2918 sayılı KTK.nun hükümlerine göre, trafik kaydı "işletenin" kesin olarak gösteren bir karine değilse de, onun kim olduğunu belirleyen güçlü bir kanıt niteliğindedir. Ancak, trafik kaydına rağmen işletenliğin 3. kişi üzerinde bulunmasını engelleyen bir yasa hükmü yoktur. Aynı yasanın 3. maddesinde, "İşleten: Araç sahibi olan veya mülkiyeti muhafaza kaydıyla satışta alıcı sıfatıyla sicilde kayıtlı görülen veya aracın uzun süreli kiralama, ariyet veya rehin gibi hallerde kiracı, ariyet veya rehin alan kişidir. Ancak, ilgili tarafından başka bir kişinin aracı kendi hesabına ve tehlikesi kendisine ait olmak üzere işlettiği ve araç üzerinde fiili tasarrufu bulunduğu ispat edilirse, bu kimse işleten sayılır." şeklinde tanımlanmıştır. Aynı kanunun 85. maddesinde ise, "Bir motorlu aracın işletilmesi bir kimsenin ölümüne veya yaralanmasına yahut bir şeyin zarara uğramasına sebep olursa, motorlu aracın bir teşebbüsün ünvanı veya işletme adı altında veya bu teşebbüs tarafından kesilen bilet ile işletilmesi halinde, moturlu aracın işleteni ve bağlı olduğu teşebbüsün sahibi, doğan zarardan müştereken ve müteselsilen sorumlu olurlar." hükmüne yer verilmiştir.

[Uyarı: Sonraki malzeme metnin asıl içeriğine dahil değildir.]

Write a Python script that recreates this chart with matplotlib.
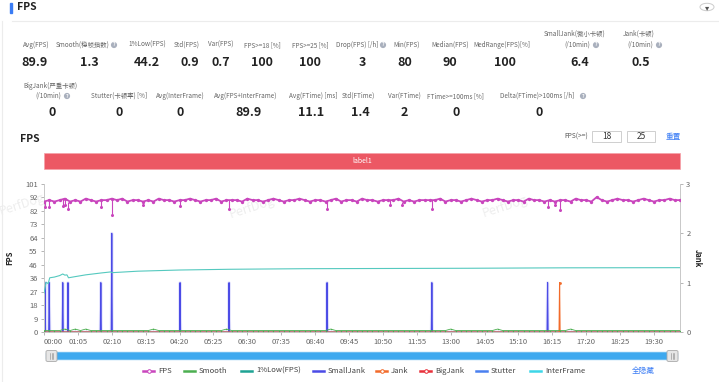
import numpy as np
import matplotlib
matplotlib.use('Agg')
import matplotlib.pyplot as plt
from matplotlib.lines import Line2D
from matplotlib.patches import Rectangle, FancyBboxPatch, Circle

plt.rcParams['font.family'] = ['Noto Sans CJK SC', 'DejaVu Sans']

# ---- summary stats (top cards) ----
row1_labels = ['Avg(FPS)', 'Smooth(稳帧指数)', '1%Low(FPS)', 'Std(FPS)', 'Var(FPS)', 'FPS>=18 [%]',
               'FPS>=25 [%]', 'Drop(FPS) [/h]', 'Min(FPS)', 'Median(FPS)', 'MedRange(FPS)[%]',
               'SmallJank(微小卡顿)', 'Jank(卡顿)']
row1_values = ['89.9', '1.3', '44.2', '0.9', '0.7', '100', '100', '3', '80', '90', '100', '6.4', '0.5']
row2_labels = ['BigJank(严重卡顿)', 'Stutter(卡顿率) [%]', 'Avg(InterFrame)', 'Avg(FPS+InterFrame)',
               'Avg(FTime) [ms]', 'Std(FTime)', 'Var(FTime)', 'FTime>=100ms [%]', 'Delta(FTime)>100ms [/h]']
row2_values = ['0', '0', '0', '89.9', '11.1', '1.4', '2', '0', '0']

# ---- time series ----
fps_t = np.arange(0, 1230, 10)   # sampled every 10 s
fps = [89, 90, 89, 90, 91, 89, 90, 89, 91, 90, 89, 90, 90, 91, 90, 91, 89, 90, 90, 89,
       90, 89, 91, 90, 90, 89, 90, 90, 91, 90, 89, 90, 90, 91, 89, 90, 90, 90, 89, 91,
       90, 90, 89, 90, 91, 90, 89, 90, 90, 91, 90, 89, 90, 90, 89, 90, 91, 89, 90, 90,
       89, 91, 90, 90, 89, 90, 90, 90, 91, 89, 90, 89, 90, 90, 90, 90, 91, 89, 90, 90,
       89, 90, 91, 90, 89, 90, 90, 91, 90, 89, 90, 90, 89, 91, 90, 90, 89, 90, 89, 90,
       90, 89, 91, 90, 90, 89, 92, 90, 89, 90, 91, 90, 90, 89, 90, 91, 90, 89, 90, 90,
       91, 90, 90]
# short frame-rate drops (time in s, fps)
dip_t = [1, 10, 36, 40, 46, 109, 130, 190, 260, 355, 543, 663, 686, 744, 966, 981, 989]
dip_v = [85, 85, 86, 87, 84, 85, 80, 87, 86, 84, 84, 87, 87, 84, 85, 87, 83]

smooth = [1, 1, 1, 1, 2, 1, 2, 1, 2, 1, 1, 1, 1, 1, 1, 1, 1, 1, 1, 1,
          1, 2, 1, 1, 1, 1, 1, 1, 1, 1, 1, 1, 1, 1, 1, 2, 1, 1, 1, 1,
          1, 1, 1, 1, 1, 1, 1, 1, 1, 1, 1, 1, 1, 1, 1, 2, 1, 1, 1, 1,
          1, 1, 1, 1, 1, 1, 1, 1, 1, 1, 1, 1, 1, 1, 1, 1, 1, 1, 2, 1,
          1, 1, 1, 1, 1, 1, 1, 2, 1, 1, 1, 1, 1, 1, 1, 1, 1, 1, 1, 1,
          1, 2, 1, 1, 1, 1, 1, 1, 1, 1, 1, 1, 1, 1, 1, 1, 1, 1, 1, 1,
          1, 1, 1]
low1_t = [0, 2, 4, 8, 11, 20, 30, 36, 40, 44, 47, 60, 80, 110, 128, 131, 180, 260, 355, 500, 817, 1000, 1220]
low1 = [26.6, 30, 34, 33, 37, 37.5, 38.5, 39.6, 38.8, 39, 37, 37.8, 39, 40.3, 41, 40.5, 41.5, 42.3, 42.8, 43.2, 43.5, 43.8, 43.9]

smalljank_t = [2, 10, 36, 46, 109, 130, 261, 355, 543, 744, 966]
smalljank_v = [1, 1, 1, 1, 1, 2, 1, 1, 1, 1, 1]
jank_t = [989]
jank_v = [1]

xtick_labels = ['00:00', '01:05', '02:10', '03:15', '04:20', '05:25', '06:30', '07:35', '08:40', '09:45',
                '10:50', '11:55', '13:00', '14:05', '15:10', '16:15', '17:20', '18:25', '19:30']
ytick_labels = ['0', '9', '18', '27', '36', '46', '55', '64', '73', '82', '92', '101']

W, H = 719, 382
def fx(x):
    return x / W
def fy(y):
    return 1 - y / H

fig = plt.figure(figsize=(W / 100, H / 100), dpi=100)
fig.patch.set_facecolor('white')

# header
fig.add_artist(Rectangle((fx(10), fy(13)), 2 / W, 10 / H, color='#3a7cf5'))
fig.text(fx(17), fy(7.5), 'FPS', fontsize=7.5, fontweight='bold', color='#222', va='center')
fig.add_artist(Line2D([fx(12), 1], [fy(21), fy(21)], color='#ececec', lw=0.8))
fig.add_artist(Line2D([fx(2), fx(2)], [fy(21), 0], color='#ececec', lw=0.8))
fig.add_artist(Circle((fx(707), fy(7)), 7 / W, transform=fig.transFigure, fc='white', ec='#cccccc', lw=0.7))
fig.text(fx(707), fy(7.5), '▾', fontsize=6, color='#555', ha='center', va='center', family='DejaVu Sans')

def help_icon(x, y):
    fig.text(fx(x), fy(y), '?', fontsize=3.6, color='white', ha='center', va='center', fontweight='bold',
             bbox=dict(boxstyle='circle,pad=0.12', fc='#a9b0bd', ec='none'))

label_col = '#666666'
lfs = 4.6
r1_lx = [36, 83, 147, 187, 221, 262, 310, 357, 407, 450, 502, 575, 639]
r1_vx = [35, 89, 147, 190, 221, 262, 310, 362, 405, 450, 505, 580, 641]
for lbl, val, lx, vx in zip(row1_labels, row1_values, r1_lx, r1_vx):
    ly = 34 if 'Jank' in lbl else 45
    fig.text(fx(lx), fy(ly), lbl, fontsize=lfs, color=label_col, ha='center', va='center')
    fig.text(fx(vx), fy(62), val, fontsize=9, fontweight='bold', color='#222', ha='center', va='center')
fig.text(fx(577), fy(45), '(/10min)', fontsize=lfs, color=label_col, ha='center', va='center')
fig.text(fx(640), fy(45), '(/10min)', fontsize=lfs, color=label_col, ha='center', va='center')
help_icon(114, 45)
help_icon(383, 45)
help_icon(596, 45)
help_icon(659, 45)

r2_lx = [50, 119, 180, 246, 313, 358, 404, 455, 537]
r2_vx = [52, 119, 180, 248, 311, 360, 404, 456, 539]
for lbl, val, lx, vx in zip(row2_labels, row2_values, r2_lx, r2_vx):
    ly = 86 if 'BigJank' in lbl else 96
    fig.text(fx(lx), fy(ly), lbl, fontsize=lfs, color=label_col, ha='center', va='center')
    fig.text(fx(vx), fy(112), val, fontsize=9, fontweight='bold', color='#222', ha='center', va='center')
fig.text(fx(48), fy(96), '(/10min)', fontsize=lfs, color=label_col, ha='center', va='center')
help_icon(67, 96)
help_icon(583, 96)

# chart header
fig.text(fx(20), fy(139), 'FPS', fontsize=7.5, fontweight='bold', color='#222', va='center')
fig.text(fx(576), fy(137), 'FPS(>=)', fontsize=4.8, color='#555', ha='center', va='center')
for x0, x1, s in [(592, 621, '18'), (627, 655, '25')]:
    fig.add_artist(Rectangle((fx(x0), fy(142)), (x1 - x0) / W, 11 / H, fc='white', ec='#cfcfcf', lw=0.7))
    fig.text(fx((x0 + x1) / 2), fy(136.5), s, fontsize=6, color='#333', ha='center', va='center')
fig.text(fx(673), fy(136.5), '重置', fontsize=5.5, color='#3a7cf5', ha='center', va='center')

# label bar
fig.add_artist(Rectangle((fx(44), fy(169)), 636 / W, 16 / H, fc='#ec5864', ec='#f5a0a8', lw=0.5))
fig.text(fx(362), fy(161), 'label1', fontsize=5, color='white', ha='center', va='center')

# watermarks
for wx, wy in [(22, 205), (252, 208), (505, 207)]:
    fig.text(fx(wx), fy(wy), 'PerfDog', fontsize=9, color='#eeeeee', ha='center', va='center', rotation=18, zorder=0)

# main axes
ax = fig.add_axes([fx(44), fy(332), 636 / W, 148 / H])
ax2 = ax.twinx()
ax.set_zorder(ax2.get_zorder() + 1)
ax.patch.set_visible(False)

fps_col = '#c945bd'
ax.plot(fps_t, fps, color=fps_col, lw=1.3, marker='o', ms=2.4, mew=0, zorder=5)
dip_top = [fps[int(round(t / 10))] for t in dip_t]
ax.vlines(dip_t, dip_v, dip_top, color=fps_col, lw=0.8, zorder=5)
ax.plot(dip_t, dip_v, 'o', color=fps_col, ms=2.2, mew=0, zorder=5)
ax.plot(fps_t, smooth, color='#4caf50', lw=0.6, marker='o', ms=1.0, mew=0, zorder=4)
ax.plot(low1_t, low1, color='#55c9bf', lw=0.8, zorder=4)
ax.plot([0, 1220], [0, 0], color='#3dd6e8', lw=0.6, zorder=3)

# event series on the Jank axis
sec = np.arange(0, 1221)
sj = np.zeros(len(sec))
sj[smalljank_t] = smalljank_v
jk = np.zeros(len(sec))
jk[jank_t] = jank_v
ax2.plot(sec, sj, color='#7b7bf5', lw=2.2, alpha=0.2)
ax2.plot(sec, sj, color='#4b4be6', lw=0.8)
ax2.plot([0, 1220], [0, 0], color='#e8303a', lw=0.6)
ax2.plot([0, 1220], [0, 0], color='#4a80f0', lw=0.6)
ax2.plot(sec, jk, color='#f26b2a', lw=0.8, marker='o', ms=2, mew=0, markevery=jank_t)

ax.set_xlim(0, 1220)
ax.set_ylim(0, 101)
ax2.set_ylim(0, 3)
ax.set_yticks(np.linspace(0, 101, 12))
ax.set_yticklabels(ytick_labels)
ax2.set_yticks([0, 1, 2, 3])
ax.set_xticks(np.arange(0, 1221, 65))
ax.set_xticklabels(xtick_labels)
ax.get_xticklabels()[0].set_horizontalalignment('left')

for a in (ax, ax2):
    for s in a.spines.values():
        s.set_color('#c8c8c8')
        s.set_linewidth(0.7)
    a.spines['top'].set_visible(False)
    a.tick_params(length=2.5, width=0.6, color='#aaaaaa', labelsize=5.5, labelcolor='#666666', pad=2)
ax.spines['right'].set_visible(False)
ax2.spines['left'].set_visible(False)
ax.set_ylabel('FPS', fontsize=5.5, fontweight='bold', color='#222', labelpad=8)
ax2.set_ylabel('Jank', fontsize=5.5, fontweight='bold', color='#222', rotation=-90, labelpad=8)

# zoom slider
fig.add_artist(FancyBboxPatch((fx(46), fy(360)), 632 / W, 8 / H, boxstyle='round,pad=0,rounding_size=0.004',
                              fc='#3ea9ef', ec='#bfe0f7', lw=0.5))
for hx in (46, 667):
    fig.add_artist(FancyBboxPatch((fx(hx), fy(361.5)), 11 / W, 11 / H, boxstyle='round,pad=0,rounding_size=0.003',
                                  fc='#e6e6e6', ec='#aaaaaa', lw=0.6))
    for dx in (-1.5, 0, 1.5):
        fig.add_artist(Line2D([fx(hx + 5.5 + dx)] * 2, [fy(358.5), fy(353)], color='#888', lw=0.4))

# legend
legend_items = [('FPS', '#c945bd', True, 143), ('Smooth', '#4caf50', False, 184), ('1%Low(FPS)', '#1fa394', False, 241),
                ('SmallJank', '#4b4be6', False, 313), ('Jank', '#f26b2a', True, 376), ('BigJank', '#e8303a', True, 420),
                ('Stutter', '#4a80f0', False, 476), ('InterFrame', '#3dd6e8', False, 530)]
for name, col, mk, x0 in legend_items:
    fig.add_artist(Line2D([fx(x0), fx(x0 + 11)], [fy(371), fy(371)], color=col, lw=1.8))
    if mk:
        fig.add_artist(Line2D([fx(x0 + 5.5)], [fy(371)], color=col, marker='o', ms=2.6, mfc='white', mew=0.7))
    fig.text(fx(x0 + 15), fy(371), name, fontsize=5.5, color='#444', va='center')
fig.text(fx(643), fy(371), '全隐藏', fontsize=5.5, color='#3a7cf5', ha='center', va='center')

fig.savefig('out.png', dpi=100, facecolor='white')
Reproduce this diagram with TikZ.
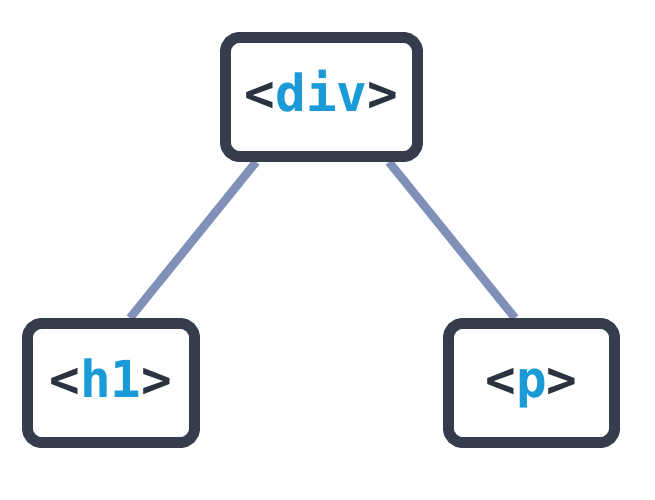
\documentclass[tikz,border=0pt]{standalone}
\usepackage{fontspec}
\setmonofont{DejaVu Sans Mono}
\usetikzlibrary{backgrounds}
\definecolor{boxdark}{HTML}{353D4D}
\definecolor{tagdark}{HTML}{2C3340}
\definecolor{tagblue}{HTML}{1A9BD7}
\definecolor{linkblue}{HTML}{8090B8}
\tikzset{
  tagbox/.style={draw=boxdark, line width=6.2pt, rounded corners=0.28cm, fill=white,
    minimum height=2.38cm, inner sep=0pt, text height=22pt, text depth=6pt,
    font=\ttfamily\bfseries\fontsize{29}{30}\selectfont},
  link/.style={draw=linkblue, line width=4.8pt}
}
\newcommand{\tagname}[1]{\textcolor{tagdark}{<}\textcolor{tagblue}{#1}\textcolor{tagdark}{>}}
\begin{document}
\begin{tikzpicture}
%\draw[step=0.5cm,gray,very thin] (0,0) grid (13,10);
\useasboundingbox (0,0) rectangle (13.1,9.98);

\node[tagbox, minimum width=3.84cm] (div) at (6.43,8.04) {\tagname{div}};
\node[tagbox, minimum width=3.34cm] (h1) at (2.22,2.32) {\tagname{h1}};
\node[tagbox, minimum width=3.32cm] (p) at (10.63,2.32) {\tagname{p}};

\begin{scope}[on background layer]
\draw[link] ([xshift=0.72cm]div.south west) -- ([xshift=0.38cm]h1.north);
\draw[link] ([xshift=-0.68cm]div.south east) -- ([xshift=-0.33cm]p.north);
\end{scope}

\end{tikzpicture}
\end{document}
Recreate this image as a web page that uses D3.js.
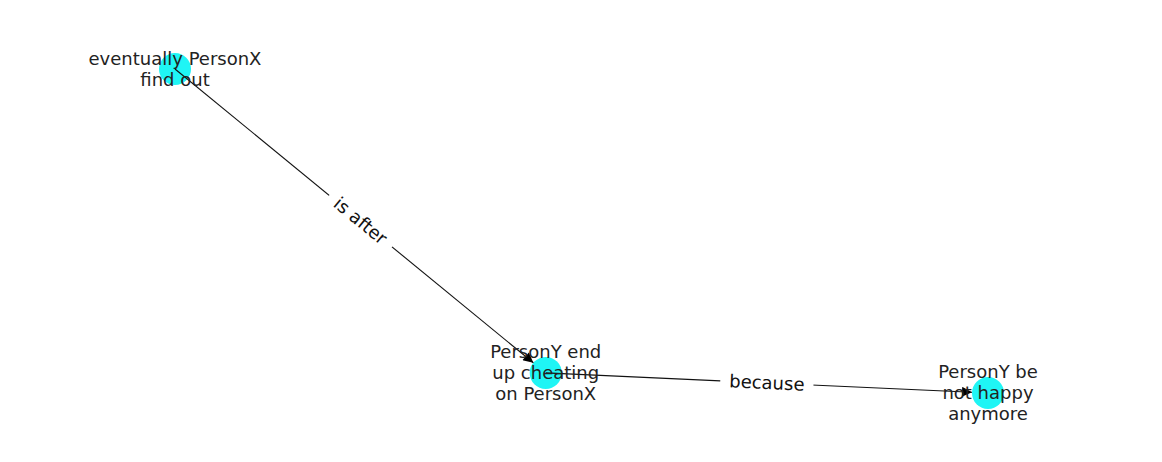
<!DOCTYPE html>
<html><head><meta charset="utf-8">
<script src="https://cdn.jsdelivr.net/npm/d3@7"></script>
<style>body{margin:0;background:#fff}</style>
</head><body>
<div id="chart"></div>
<script>
// node data (layout coordinates)
const nodeNames = ["eventually PersonX\nfind out", "PersonY end\nup cheating\non PersonX", "PersonY be\nnot happy\nanymore"];
const nodeX = [0.0, 0.456, 1.0];
const nodeY = [1.0, 0.062, 0.0];
const edgeSource = [0, 1];
const edgeTarget = [1, 2];
const edgeLabels = ["is after", "because"];

const width = 1162, height = 462;
const x = d3.scaleLinear().domain([0, 1]).range([175, 988]);
const y = d3.scaleLinear().domain([0, 1]).range([393, 69]);
const r = 16;

const svg = d3.select("#chart").append("svg")
  .attr("width", width).attr("height", height);

svg.append("defs").append("marker")
  .attr("id", "arrow").attr("viewBox", "0 0 10 10")
  .attr("refX", 10).attr("refY", 5)
  .attr("markerWidth", 13).attr("markerHeight", 10)
  .attr("markerUnits", "userSpaceOnUse")
  .attr("orient", "auto")
  .append("path").attr("d", "M0,0L10,5L0,10z").attr("fill", "#000");

const edges = edgeSource.map((s, i) => ({ s, t: edgeTarget[i], label: edgeLabels[i] }));

// nodes first so edges and labels sit on top
svg.selectAll("circle").data(nodeNames).join("circle")
  .attr("cx", (d, i) => x(nodeX[i]))
  .attr("cy", (d, i) => y(nodeY[i]))
  .attr("r", r)
  .attr("fill", "#1ff5f5");

svg.selectAll("line.edge").data(edges).join("line")
  .attr("class", "edge")
  .each(function (d) {
    const x1 = x(nodeX[d.s]), y1 = y(nodeY[d.s]);
    const x2 = x(nodeX[d.t]), y2 = y(nodeY[d.t]);
    const len = Math.hypot(x2 - x1, y2 - y1);
    const ux = (x2 - x1) / len, uy = (y2 - y1) / len;
    d3.select(this)
      .attr("x1", x1).attr("y1", y1)
      .attr("x2", x2 - ux * r).attr("y2", y2 - uy * r);
  })
  .attr("stroke", "#111").attr("stroke-width", 1.1)
  .attr("marker-end", "url(#arrow)");

// node labels
svg.selectAll("text.node").data(nodeNames).join("text")
  .attr("class", "node")
  .attr("font-family", "DejaVu Sans")
  .attr("font-size", 18)
  .attr("fill", "#222")
  .attr("text-anchor", "middle")
  .each(function (d, i) {
    const lines = d.split("\n");
    const t = d3.select(this);
    const cx = x(nodeX[i]), cy = y(nodeY[i]);
    lines.forEach((l, k) => {
      t.append("tspan").attr("x", cx)
        .attr("y", cy + (k - (lines.length - 1) / 2) * 21 + 6)
        .text(l);
    });
  });

// edge labels with white boxes
const eg = svg.selectAll("g.elabel").data(edges).join("g")
  .attr("class", "elabel")
  .attr("transform", d => {
    const x1 = x(nodeX[d.s]), y1 = y(nodeY[d.s]);
    const x2 = x(nodeX[d.t]), y2 = y(nodeY[d.t]);
    const a = Math.atan2(y2 - y1, x2 - x1) * 180 / Math.PI;
    return `translate(${(x1 + x2) / 2},${(y1 + y2) / 2}) rotate(${a})`;
  });
eg.append("text")
  .attr("font-family", "DejaVu Sans").attr("font-size", 18)
  .attr("fill", "#111").attr("text-anchor", "middle").attr("dy", 6)
  .text(d => d.label);
eg.each(function () {
  const g = d3.select(this);
  const b = g.select("text").node().getBBox();
  g.insert("rect", "text")
    .attr("x", b.x - 9).attr("y", b.y - 2)
    .attr("width", b.width + 18).attr("height", b.height + 4)
    .attr("fill", "#fff");
});
</script>
</body></html>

Bu yasal düzenleme karşısında, kazaya karışan araçların meydana getirdikleri zararlardan araç sahiplerinin hukuken sorumlu olacağı ilkesi benimsenmiş ise de, bu araçların
sahipleri tarafından herhangi bir sebeple yararlanılmasının bir başka kimseye devir edilmesi halinde (çok kısa bir süre olmamak kaydıyla) artık üzerindeki fiili hakimiyeti kalmaması ve bu sebeple ekonomik yönden de bir yararlanma olanağının bulunmaması durumlarında, o aracı kaza sırasında fiili hakimiyeti altında bulunduran ve ondan ekonomik yönden yararlanan kimsenin işleten sıfatıyla meydana gelen zarardan sorumlu tutulması gerekip, bunun sonucu olarak da araç malikinin sorumlu tutulmaması gerekecektir. Gerek doktrinde, gerekse Yargıtay"ın uygulamalarında, kiracının işleten sıfatının belirlenmesinde, kira sözleşmesinin uzun süreli olması gerekmektedir.
Somut olayda, davacılar desteğinin içinde bulunduğu ... plaka sayılı araç davalı ... adına kayıtlıdır. Dosya içerisinde bulunan sözleşme örneğine göre ... plakalı araç davalı ..."ın eşi birleşen davalı ... adına kayıtlı kiralama şirketince 22.10.2013-23.10.2013 tarihleri arasında davacılar desteği ..."a 1 günlük süre kiralanmış, kaza 23.10.2013 günü meydana gelmiştir. Söz konusu kira sözleşmesinin geçerliliği tartışılabilir ise de kira sözleşmesi geçerli kabul edilse dahi, Yukarıda açıklanan yasal düzenlemelerde göz önünde bulundurularak, davalı ... adına kayıtlı araç davacılar desteği Oğuzhan"a 1 günlük süre ile kiralandığına göre, taraflar arasında yapılan kira sözleşmesi uzun süreli ve 3. kişileri bağlayacak güçte bir kira sözleşmesi olarak kabul edilemez. O halde, araç malikinin işleten olduğu gözetilerek, davalı ... hakkındaki davanın reddine karar verilmesi gerekirken yanılgılı değerlendirme ile yazılı şekilde hüküm kurulması doğru görülmemiştir.
SONUÇ: Yukarıda açıklanan nedenlerle birleşen dosyada davalı vekilinin temyiz itirazlarının kabulü ile hükmün BOZULMASINA, peşin alınan harcın istek halinde temyiz eden birleşen dosyada davalı ..."e geri verilmesine 05/12/2018 gününde oybirliğiyle karar verildi.